-------- DATA PROVIDED --------

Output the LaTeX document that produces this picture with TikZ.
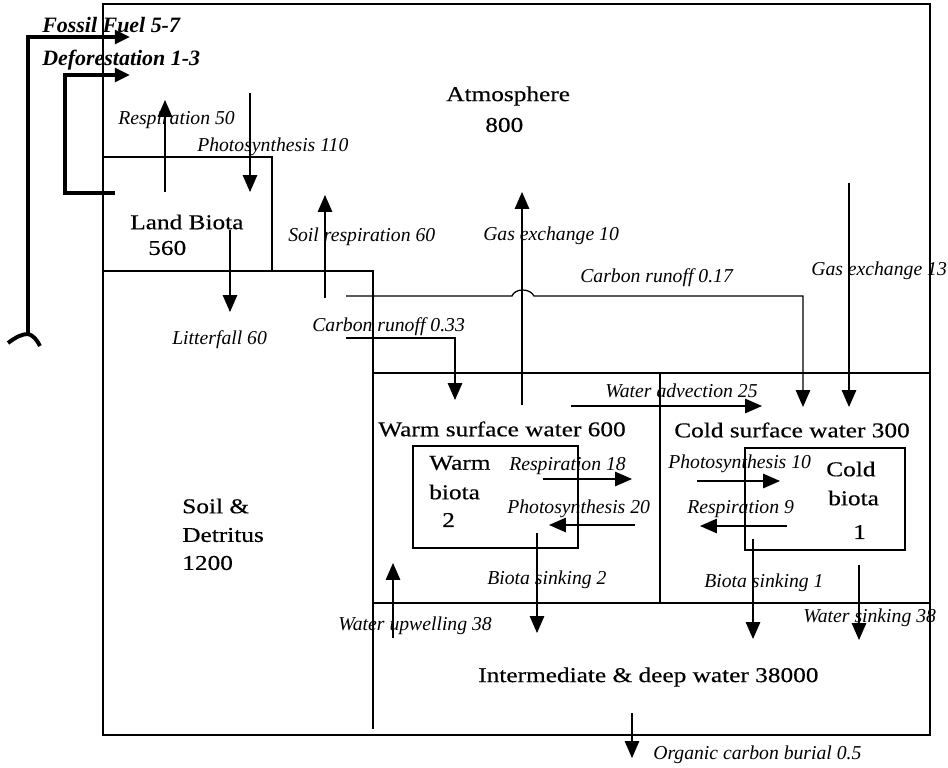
\documentclass[tikz,border=0pt]{standalone}
\usepackage{fontspec}
\setmainfont{Liberation Serif}
\newfontfamily\poolfont[FakeStretch=1.2,FakeBold=0.4]{Liberation Serif}
\usetikzlibrary{arrows.meta}
\tikzset{
  wall/.style={line width=1.1pt},
  flux/.style={-{Triangle[length=4.2mm,width=3.6mm]},line width=0.9pt},
  source/.style={-{Triangle[length=3.8mm,width=3.4mm]},line width=2.8pt},
  pool/.style={font=\poolfont\fontsize{15}{17}\selectfont,inner sep=0pt,anchor=west},
  flxlbl/.style={font=\itshape\fontsize{14}{16}\selectfont,inner sep=0pt,anchor=west},
  srclbl/.style={font=\bfseries\itshape\fontsize{15.6}{17}\selectfont,inner sep=0pt,anchor=west},
}

\begin{document}
\begin{tikzpicture}[x=0.025cm,y=-0.025cm]
  \useasboundingbox (0,0) rectangle (948,768);
  % compartments
  \draw[wall] (103,4) rectangle (930,735);
  \draw[wall] (103,157) -| (272,271);
  \draw[wall] (103,271) -- (373,271) -- (373,729);
  \draw[wall] (373,373) -- (930,373);
  \draw[wall] (373,603) -- (930,603);
  \draw[wall] (660,373) -- (660,603);
  \draw[wall] (413,446) rectangle (578,548);
  \draw[wall] (745,448) rectangle (905,550);
  % pool names
  \node[pool] (atm) at (446,96) {Atmosphere};
  \node[pool] (atmval) at (485,125) {800};
  \node[pool] (land) at (130,222) {Land Biota};
  \node[pool] (landval) at (148,248) {560};
  \node[pool] (soil) at (182,506) {Soil \&};
  \node[pool] (detr) at (182,535) {Detritus};
  \node[pool] (soilval) at (182,563) {1200};
  \node[pool] (warm) at (378,429) {Warm surface water 600};
  \node[pool] (cold) at (674,430) {Cold surface water 300};
  \node[pool] (wbio) at (429,463) {Warm};
  \node[pool] (wbio2) at (429,492) {biota};
  \node[pool] (wbioval) at (442,520) {2};
  \node[pool] (cbio) at (826,469) {Cold};
  \node[pool] (cbio2) at (828,498) {biota};
  \node[pool] (cbioval) at (853,532) {1};
  \node[pool] (deep) at (478,677) {Intermediate \& deep water 38000};
  % human sources
  \draw[source] (28,334) -- (28,37) -- (130,37);
  \draw[source] (115,193) -- (65,193) -- (65,75) -- (130,75);
  \draw[line width=2.8pt] (8,343) .. controls (16,337) and (22,334) .. (28,334)
    .. controls (33,335) and (37,340) .. (40,346);
  \node[srclbl] (fossil) at (42,25) {Fossil Fuel 5-7};
  \node[srclbl] (defor) at (42,60) {Deforestation 1-3};
  % land fluxes
  \draw[flux] (165,192) -- (165,100);
  \draw[flux] (250,93) -- (250,192);
  \draw[flux] (230,230) -- (230,312);
  \draw[flux] (325,298) -- (325,195);
  \node[flxlbl] (resp50) at (118,120) {Respiration 50};
  \node[flxlbl] (phot110) at (197,147) {Photosynthesis 110};
  \node[flxlbl] (litter) at (172,340) {Litterfall 60};
  \node[flxlbl] (soilresp) at (288,237) {Soil respiration 60};
  % runoff and gas exchange
  \draw[flux] (522,405) -- (522,192);
  \draw[flux] (346,296) -- (512,296) .. controls (515,288) and (530,288) .. (534,296)
    -- (803,296) -- (803,407);
  \draw[flux] (346,338) -- (455,338) -- (455,400);
  \draw[flux] (849,183) -- (849,407);
  \node[flxlbl] (gas10) at (483,236) {Gas exchange 10};
  \node[flxlbl] (run17) at (580,278) {Carbon runoff 0.17};
  \node[flxlbl] (gas13) at (811,271) {Gas exchange 13};
  \node[flxlbl] (run33) at (312,327) {Carbon runoff 0.33};
  % ocean fluxes
  \draw[flux] (571,406) -- (762,406);
  \draw[flux] (543,479) -- (632,479);
  \draw[flux] (635,525) -- (549,525);
  \draw[flux] (697,481) -- (780,481);
  \draw[flux] (787,526) -- (700,526);
  \draw[flux] (537,533) -- (537,633);
  \draw[flux] (753,539) -- (753,639);
  \draw[flux] (859,565) -- (859,640);
  \draw[flux] (393,638) -- (393,563);
  \draw[flux] (632,713) -- (632,758);
  \node[flxlbl] (advec) at (605,391) {Water advection 25};
  \node[flxlbl] (resp18) at (509,466) {Respiration 18};
  \node[flxlbl] (phot20) at (507,509) {Photosynthesis 20};
  \node[flxlbl] (phot10) at (668,464) {Photosynthesis 10};
  \node[flxlbl] (resp9) at (687,509) {Respiration 9};
  \node[flxlbl] (sink2) at (487,580) {Biota sinking 2};
  \node[flxlbl] (sink1) at (704,583) {Biota sinking 1};
  \node[flxlbl] (wsink) at (803,618) {Water sinking 38};
  \node[flxlbl] (upwell) at (338,626) {Water upwelling 38};
  \node[flxlbl] (burial) at (653,755) {Organic carbon burial 0.5};
\end{tikzpicture}
\end{document}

--------

*WHAT IS ASKED*:
Repeat the data in full and exactly. Omit pictures.

*EXERCISE OUTPUT*:
Output the LaTeX document that produces this picture with TikZ.
\documentclass[tikz,border=0pt]{standalone}
\usepackage{fontspec}
\setmainfont{Liberation Serif}
\newfontfamily\poolfont[FakeStretch=1.2,FakeBold=0.4]{Liberation Serif}
\usetikzlibrary{arrows.meta}
\tikzset{
  wall/.style={line width=1.1pt},
  flux/.style={-{Triangle[length=4.2mm,width=3.6mm]},line width=0.9pt},
  source/.style={-{Triangle[length=3.8mm,width=3.4mm]},line width=2.8pt},
  pool/.style={font=\poolfont\fontsize{15}{17}\selectfont,inner sep=0pt,anchor=west},
  flxlbl/.style={font=\itshape\fontsize{14}{16}\selectfont,inner sep=0pt,anchor=west},
  srclbl/.style={font=\bfseries\itshape\fontsize{15.6}{17}\selectfont,inner sep=0pt,anchor=west},
}

\begin{document}
\begin{tikzpicture}[x=0.025cm,y=-0.025cm]
  \useasboundingbox (0,0) rectangle (948,768);
  % compartments
  \draw[wall] (103,4) rectangle (930,735);
  \draw[wall] (103,157) -| (272,271);
  \draw[wall] (103,271) -- (373,271) -- (373,729);
  \draw[wall] (373,373) -- (930,373);
  \draw[wall] (373,603) -- (930,603);
  \draw[wall] (660,373) -- (660,603);
  \draw[wall] (413,446) rectangle (578,548);
  \draw[wall] (745,448) rectangle (905,550);
  % pool names
  \node[pool] (atm) at (446,96) {Atmosphere};
  \node[pool] (atmval) at (485,125) {800};
  \node[pool] (land) at (130,222) {Land Biota};
  \node[pool] (landval) at (148,248) {560};
  \node[pool] (soil) at (182,506) {Soil \&};
  \node[pool] (detr) at (182,535) {Detritus};
  \node[pool] (soilval) at (182,563) {1200};
  \node[pool] (warm) at (378,429) {Warm surface water 600};
  \node[pool] (cold) at (674,430) {Cold surface water 300};
  \node[pool] (wbio) at (429,463) {Warm};
  \node[pool] (wbio2) at (429,492) {biota};
  \node[pool] (wbioval) at (442,520) {2};
  \node[pool] (cbio) at (826,469) {Cold};
  \node[pool] (cbio2) at (828,498) {biota};
  \node[pool] (cbioval) at (853,532) {1};
  \node[pool] (deep) at (478,677) {Intermediate \& deep water 38000};
  % human sources
  \draw[source] (28,334) -- (28,37) -- (130,37);
  \draw[source] (115,193) -- (65,193) -- (65,75) -- (130,75);
  \draw[line width=2.8pt] (8,343) .. controls (16,337) and (22,334) .. (28,334)
    .. controls (33,335) and (37,340) .. (40,346);
  \node[srclbl] (fossil) at (42,25) {Fossil Fuel 5-7};
  \node[srclbl] (defor) at (42,60) {Deforestation 1-3};
  % land fluxes
  \draw[flux] (165,192) -- (165,100);
  \draw[flux] (250,93) -- (250,192);
  \draw[flux] (230,230) -- (230,312);
  \draw[flux] (325,298) -- (325,195);
  \node[flxlbl] (resp50) at (118,120) {Respiration 50};
  \node[flxlbl] (phot110) at (197,147) {Photosynthesis 110};
  \node[flxlbl] (litter) at (172,340) {Litterfall 60};
  \node[flxlbl] (soilresp) at (288,237) {Soil respiration 60};
  % runoff and gas exchange
  \draw[flux] (522,405) -- (522,192);
  \draw[flux] (346,296) -- (512,296) .. controls (515,288) and (530,288) .. (534,296)
    -- (803,296) -- (803,407);
  \draw[flux] (346,338) -- (455,338) -- (455,400);
  \draw[flux] (849,183) -- (849,407);
  \node[flxlbl] (gas10) at (483,236) {Gas exchange 10};
  \node[flxlbl] (run17) at (580,278) {Carbon runoff 0.17};
  \node[flxlbl] (gas13) at (811,271) {Gas exchange 13};
  \node[flxlbl] (run33) at (312,327) {Carbon runoff 0.33};
  % ocean fluxes
  \draw[flux] (571,406) -- (762,406);
  \draw[flux] (543,479) -- (632,479);
  \draw[flux] (635,525) -- (549,525);
  \draw[flux] (697,481) -- (780,481);
  \draw[flux] (787,526) -- (700,526);
  \draw[flux] (537,533) -- (537,633);
  \draw[flux] (753,539) -- (753,639);
  \draw[flux] (859,565) -- (859,640);
  \draw[flux] (393,638) -- (393,563);
  \draw[flux] (632,713) -- (632,758);
  \node[flxlbl] (advec) at (605,391) {Water advection 25};
  \node[flxlbl] (resp18) at (509,466) {Respiration 18};
  \node[flxlbl] (phot20) at (507,509) {Photosynthesis 20};
  \node[flxlbl] (phot10) at (668,464) {Photosynthesis 10};
  \node[flxlbl] (resp9) at (687,509) {Respiration 9};
  \node[flxlbl] (sink2) at (487,580) {Biota sinking 2};
  \node[flxlbl] (sink1) at (704,583) {Biota sinking 1};
  \node[flxlbl] (wsink) at (803,618) {Water sinking 38};
  \node[flxlbl] (upwell) at (338,626) {Water upwelling 38};
  \node[flxlbl] (burial) at (653,755) {Organic carbon burial 0.5};
\end{tikzpicture}
\end{document}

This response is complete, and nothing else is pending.